Print exactly the lines from the first one down to the line that contains "73, 87, 81, 67, 55, 8];", both included, and skip the pictures.

● ● ● ●

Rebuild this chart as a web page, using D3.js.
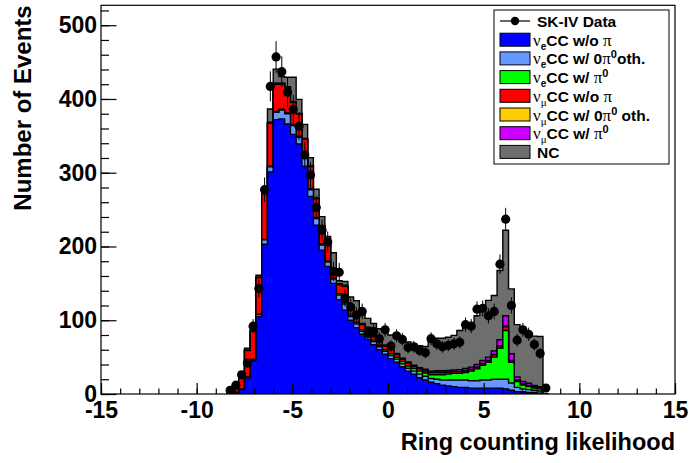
<!DOCTYPE html>
<html>
<head>
<meta charset="utf-8">
<script src="https://cdn.jsdelivr.net/npm/d3@7"></script>
<style>
  body { margin: 0; background: #fff; }
  svg { display: block; }
  text { font-family: "Liberation Sans", Arial, Helvetica, sans-serif; font-weight: bold; }
</style>
</head>
<body>
<svg id="chart" width="691" height="463"></svg>
<script>
// Histogram binning: 0.3-wide bins, listed by centre
const binWidth = 0.3;
const binCenters = [-8.25, -7.95, -7.65, -7.35, -7.05, -6.75, -6.45, -6.15, -5.85, -5.55,
  -5.25, -4.95, -4.65, -4.35, -4.05, -3.75, -3.45, -3.15, -2.85, -2.55,
  -2.25, -1.95, -1.65, -1.35, -1.05, -0.75, -0.45, -0.15, 0.15, 0.45,
  0.75, 1.05, 1.35, 1.65, 1.95, 2.25, 2.55, 2.85, 3.15, 3.45,
  3.75, 4.05, 4.35, 4.65, 4.95, 5.25, 5.55, 5.85, 6.15, 6.45,
  6.75, 7.05, 7.35, 7.65, 7.95, 8.25];

// Observed events per bin
const dataCounts = [5, 12, 26, 42, 92, 143, 277, 417, 457, 437,
  409, 386, 363, 324, 297, 253, 222, 206, 166, 165,
  130, 118, 107, 112, 82, 85, 75, 87, 65, 79,
  74, 63, 64, 59, 56, 75, 68, 64, 66, 68,
  70, 94, 92, 115, 116, 106, 112, 176, 237, 120,
  73, 87, 81, 67, 55, 8];

// Simulated components (stacked bottom to top)
const nueCC0pi = [0, 2, 6, 22, 45, 105, 203, 301, 372, 373,
  366, 352, 339, 309, 268, 229, 195, 173, 150, 128,
  114, 100, 90, 81, 74, 67, 60, 54, 48, 43,
  37, 31, 27, 22, 19, 16, 14, 12, 11, 10,
  9, 9, 8, 8, 8, 8, 8, 8, 7, 5,
  3, 3, 2, 2, 1, 0];
const nueCCother = [0, 0, 0.5, 1, 2, 3, 6, 7, 10, 12,
  14, 12, 9, 11, 9, 9, 7, 6, 6, 6,
  8, 5, 5, 4, 4, 4, 4, 4, 4, 4,
  4, 4, 4, 5, 5, 5, 6, 7, 8, 9,
  10, 10, 10, 10, 11, 11, 12, 12, 13, 10,
  6, 4, 4, 3, 3, 0];
const nueCCpi0 = [0, 0, 0, 0, 0, 0, 0.5, 1, 1, 1,
  1, 1, 1.5, 1.5, 1.5, 1.5, 1.5, 1.5, 1.5, 2,
  2, 2, 2, 2, 2, 2, 2, 2, 2.5, 2.5,
  3, 3, 3.5, 4, 4.5, 5, 6, 7, 8, 9,
  9, 10, 13, 16, 20, 24, 30, 42, 66, 28,
  8, 5, 4, 3, 3, 0];
const numuCC0pi = [3, 9, 20, 36, 38, 50, 62, 58, 37, 34,
  34, 30, 30, 24, 30, 25, 24, 22, 12, 12,
  22, 12, 8, 7, 9, 5, 7, 5, 6, 4,
  3, 4, 3, 3, 3, 3, 3, 3, 2.5, 2,
  2, 2, 2, 2, 2, 2, 3, 3, 5, 2,
  1.5, 1, 1, 1, 1, 0];
const numuCCother = [0, 0, 0, 0, 0, 0, 1, 1, 1, 1,
  1, 1, 0.5, 0.5, 0.5, 0.5, 0.5, 0.5, 0.5, 0.5,
  0.5, 0.5, 0.5, 0.5, 0.5, 0.5, 0.5, 0.5, 0.5, 0.5,
  0.5, 0.5, 0.5, 0.5, 0.5, 0.5, 0.5, 0.5, 0.5, 0.5,
  0.5, 0.5, 0.5, 0.5, 0.5, 0.5, 0.5, 0.5, 1, 0.5,
  0.5, 0.5, 0.5, 0.5, 0.5, 0];
const numuCCpi0 = [0, 0, 0, 0, 0, 0, 0.5, 0.5, 0.5, 0.5,
  0.5, 0.5, 0.5, 0.5, 0.5, 0.5, 0.5, 0.5, 0.5, 1,
  1, 1, 1, 1, 1, 1, 1, 1, 1, 1,
  1, 1, 1, 1, 1.5, 1.5, 2, 2, 2, 2,
  2.5, 3, 3, 3.5, 4, 4.5, 5, 8, 14, 9,
  4, 3.5, 3, 2, 1.5, 0];
const ncEvents = [0.5, 1, 3, 3, 3, 3, 4, 18, 19, 9,
  13, 33, 19, 19, 11, 12, 12, 10, 21, 4,
  5, 11, 20, 16, 12, 16, 14, 20, 18, 23,
  25, 27, 29, 30, 31, 44, 44, 44, 45, 47,
  53, 57, 60, 66, 71, 77, 75, 94, 116, 88,
  71, 72, 69, 67, 68, 0];

const xTicksMajor = [-15, -10, -5, 0, 5, 10, 15];
const yTicksMajor = [0, 100, 200, 300, 400, 500];

const componentKeys = ["nueCC0pi", "nueCCother", "nueCCpi0", "numuCC0pi", "numuCCother", "numuCCpi0", "nc"];
const componentColors = {
  nueCC0pi: "#0000ff", nueCCother: "#6699ff", nueCCpi0: "#00ff00",
  numuCC0pi: "#ff0000", numuCCother: "#ffcc00", numuCCpi0: "#cc00ff", nc: "#6e6e6e"
};

// Plot geometry
const frame = { left: 101, right: 675, top: 5.3, bottom: 394 };
const x = d3.scaleLinear().domain([-15, 15]).range([frame.left, frame.right]);
const y = d3.scaleLinear().domain([0, 527]).range([frame.bottom, frame.top]);

const svg = d3.select("#chart");

svg.append("defs").append("clipPath").attr("id", "plotClip")
  .append("rect")
  .attr("x", frame.left).attr("y", frame.top)
  .attr("width", frame.right - frame.left).attr("height", frame.bottom - frame.top);

const rows = binCenters.map((c, i) => ({
  c,
  nueCC0pi: nueCC0pi[i], nueCCother: nueCCother[i], nueCCpi0: nueCCpi0[i],
  numuCC0pi: numuCC0pi[i], numuCCother: numuCCother[i], numuCCpi0: numuCCpi0[i],
  nc: ncEvents[i]
}));
const stacked = d3.stack().keys(componentKeys)(rows);

// Each cumulative histogram is filled from zero, topmost first
const stepArea = d3.area()
  .x(d => x(d.x))
  .y0(y(0))
  .y1(d => y(d.v));

const plot = svg.append("g").attr("clip-path", "url(#plotClip)");
stacked.slice().reverse().forEach(layer => {
  const pts = layer.flatMap(d => [
    { x: d.data.c - binWidth / 2, v: d[1] },
    { x: d.data.c + binWidth / 2, v: d[1] }
  ]);
  plot.append("path")
    .attr("d", stepArea(pts))
    .attr("fill", componentColors[layer.key])
    .attr("stroke", "#000")
    .attr("stroke-width", 1.4)
    .attr("stroke-linejoin", "miter");
});

// Data points with Poisson error bars
const dataG = plot.append("g");
binCenters.forEach((c, i) => {
  const n = dataCounts[i];
  const err = Math.sqrt(n);
  dataG.append("line")
    .attr("x1", x(c)).attr("x2", x(c))
    .attr("y1", y(n - err)).attr("y2", y(n + err))
    .attr("stroke", "#000").attr("stroke-width", 1);
  dataG.append("circle")
    .attr("cx", x(c)).attr("cy", y(n)).attr("r", 4.6)
    .attr("fill", "#000");
});

// Frame
svg.append("rect")
  .attr("x", frame.left).attr("y", frame.top)
  .attr("width", frame.right - frame.left).attr("height", frame.bottom - frame.top)
  .attr("fill", "none").attr("stroke", "#000").attr("stroke-width", 1.2);

// Axes with inward ticks
const xMinor = d3.range(-15, 16, 1);
const yMinor = d3.range(0, 527, 20);
const plainNumber = d => String(d);

svg.append("g").attr("transform", `translate(0,${frame.bottom})`)
  .call(d3.axisBottom(x).tickValues(xMinor).tickSize(-5.5).tickSizeOuter(0).tickFormat(""))
  .call(g => g.select(".domain").remove());
const xAxis = svg.append("g").attr("transform", `translate(0,${frame.bottom})`)
  .call(d3.axisBottom(x).tickValues(xTicksMajor).tickSize(-11).tickSizeOuter(0).tickPadding(8).tickFormat(plainNumber))
  .call(g => g.select(".domain").remove());

svg.append("g").attr("transform", `translate(${frame.left},0)`)
  .call(d3.axisLeft(y).tickValues(yMinor).tickSize(-8).tickSizeOuter(0).tickFormat(""))
  .call(g => g.select(".domain").remove());
const yAxis = svg.append("g").attr("transform", `translate(${frame.left},0)`)
  .call(d3.axisLeft(y).tickValues(yTicksMajor).tickSize(-15.5).tickSizeOuter(0).tickPadding(4).tickFormat(plainNumber))
  .call(g => g.select(".domain").remove());

svg.selectAll(".tick line").attr("stroke", "#000").attr("stroke-width", 1.2);
[xAxis, yAxis].forEach(a => a.selectAll("text")
  .attr("fill", "#000")
  .style("font-family", '"Liberation Sans", Arial, sans-serif')
  .style("font-weight", "bold")
  .style("font-size", "23px"));

// Axis titles
svg.append("text")
  .attr("x", frame.right).attr("y", 450)
  .attr("text-anchor", "end")
  .style("font-size", "23.5px")
  .text("Ring counting likelihood");
svg.append("text")
  .attr("transform", `translate(31,${frame.top}) rotate(-90)`)
  .attr("text-anchor", "end")
  .style("font-size", "24px")
  .text("Number of Events");

// Legend
const legendRows = [
  { key: "data", parts: [["SK-IV Data", "b"]] },
  { key: "nueCC0pi", parts: [["ν", "g"], ["e", "sub"], ["CC w/o ", "b"], ["π", "g"]] },
  { key: "nueCCother", parts: [["ν", "g"], ["e", "sub"], ["CC w/ 0", "b"], ["π", "g"], ["0", "sup"], ["oth.", "b"]] },
  { key: "nueCCpi0", parts: [["ν", "g"], ["e", "sub"], ["CC w/ ", "b"], ["π", "g"], ["0", "sup"]] },
  { key: "numuCC0pi", parts: [["ν", "g"], ["μ", "subg"], ["CC w/o ", "b"], ["π", "g"]] },
  { key: "numuCCother", parts: [["ν", "g"], ["μ", "subg"], ["CC w/ 0", "b"], ["π", "g"], ["0", "sup"], [" oth.", "b"]] },
  { key: "numuCCpi0", parts: [["ν", "g"], ["μ", "subg"], ["CC w/ ", "b"], ["π", "g"], ["0", "sup"]] },
  { key: "nc", parts: [["NC", "b"]] }
];

const legend = svg.append("g");
legend.append("rect")
  .attr("x", 494).attr("y", 10).attr("width", 175).attr("height", 154)
  .attr("fill", "#fff").attr("stroke", "#000").attr("stroke-width", 1);

const rowY0 = 21, rowStep = 18.7;
legendRows.forEach((row, i) => {
  const cy = rowY0 + i * rowStep;
  if (row.key === "data") {
    legend.append("line").attr("x1", 500).attr("x2", 530).attr("y1", cy).attr("y2", cy)
      .attr("stroke", "#000").attr("stroke-width", 1.2);
    legend.append("circle").attr("cx", 515).attr("cy", cy).attr("r", 4.2).attr("fill", "#000");
  } else {
    legend.append("rect").attr("x", 500).attr("y", cy - 6.5).attr("width", 30).attr("height", 13)
      .attr("fill", componentColors[row.key]).attr("stroke", "#000").attr("stroke-width", 1);
  }
  const t = legend.append("text")
    .attr("x", row.key === "data" || row.key === "nc" ? 537 : 533)
    .attr("y", cy + 6)
    .style("white-space", "pre")
    .style("font-size", "15.5px");
  let shift = 0;
  row.parts.forEach(([str, kind]) => {
    let target = 0;
    const ts = t.append("tspan").text(str);
    if (kind === "g") {
      ts.style("font-family", '"Liberation Serif", "DejaVu Serif", serif').style("font-weight", "normal").style("font-size", "17px");
    } else if (kind === "sub") {
      target = 4;
      ts.style("font-size", "10px").style("font-weight", "bold");
    } else if (kind === "subg") {
      target = 4;
      ts.style("font-family", '"Liberation Serif", "DejaVu Serif", serif').style("font-weight", "normal").style("font-size", "11px");
    } else if (kind === "sup") {
      target = -6;
      ts.style("font-size", "11px");
    }
    if (target !== shift) { ts.attr("dy", target - shift); shift = target; }
  });
});
</script>
</body>
</html>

● ● ● ●

Task solution:
Rebuild this chart as a web page, using D3.js.
<!DOCTYPE html>
<html>
<head>
<meta charset="utf-8">
<script src="https://cdn.jsdelivr.net/npm/d3@7"></script>
<style>
  body { margin: 0; background: #fff; }
  svg { display: block; }
  text { font-family: "Liberation Sans", Arial, Helvetica, sans-serif; font-weight: bold; }
</style>
</head>
<body>
<svg id="chart" width="691" height="463"></svg>
<script>
// Histogram binning: 0.3-wide bins, listed by centre
const binWidth = 0.3;
const binCenters = [-8.25, -7.95, -7.65, -7.35, -7.05, -6.75, -6.45, -6.15, -5.85, -5.55,
  -5.25, -4.95, -4.65, -4.35, -4.05, -3.75, -3.45, -3.15, -2.85, -2.55,
  -2.25, -1.95, -1.65, -1.35, -1.05, -0.75, -0.45, -0.15, 0.15, 0.45,
  0.75, 1.05, 1.35, 1.65, 1.95, 2.25, 2.55, 2.85, 3.15, 3.45,
  3.75, 4.05, 4.35, 4.65, 4.95, 5.25, 5.55, 5.85, 6.15, 6.45,
  6.75, 7.05, 7.35, 7.65, 7.95, 8.25];

// Observed events per bin
const dataCounts = [5, 12, 26, 42, 92, 143, 277, 417, 457, 437,
  409, 386, 363, 324, 297, 253, 222, 206, 166, 165,
  130, 118, 107, 112, 82, 85, 75, 87, 65, 79,
  74, 63, 64, 59, 56, 75, 68, 64, 66, 68,
  70, 94, 92, 115, 116, 106, 112, 176, 237, 120,
  73, 87, 81, 67, 55, 8];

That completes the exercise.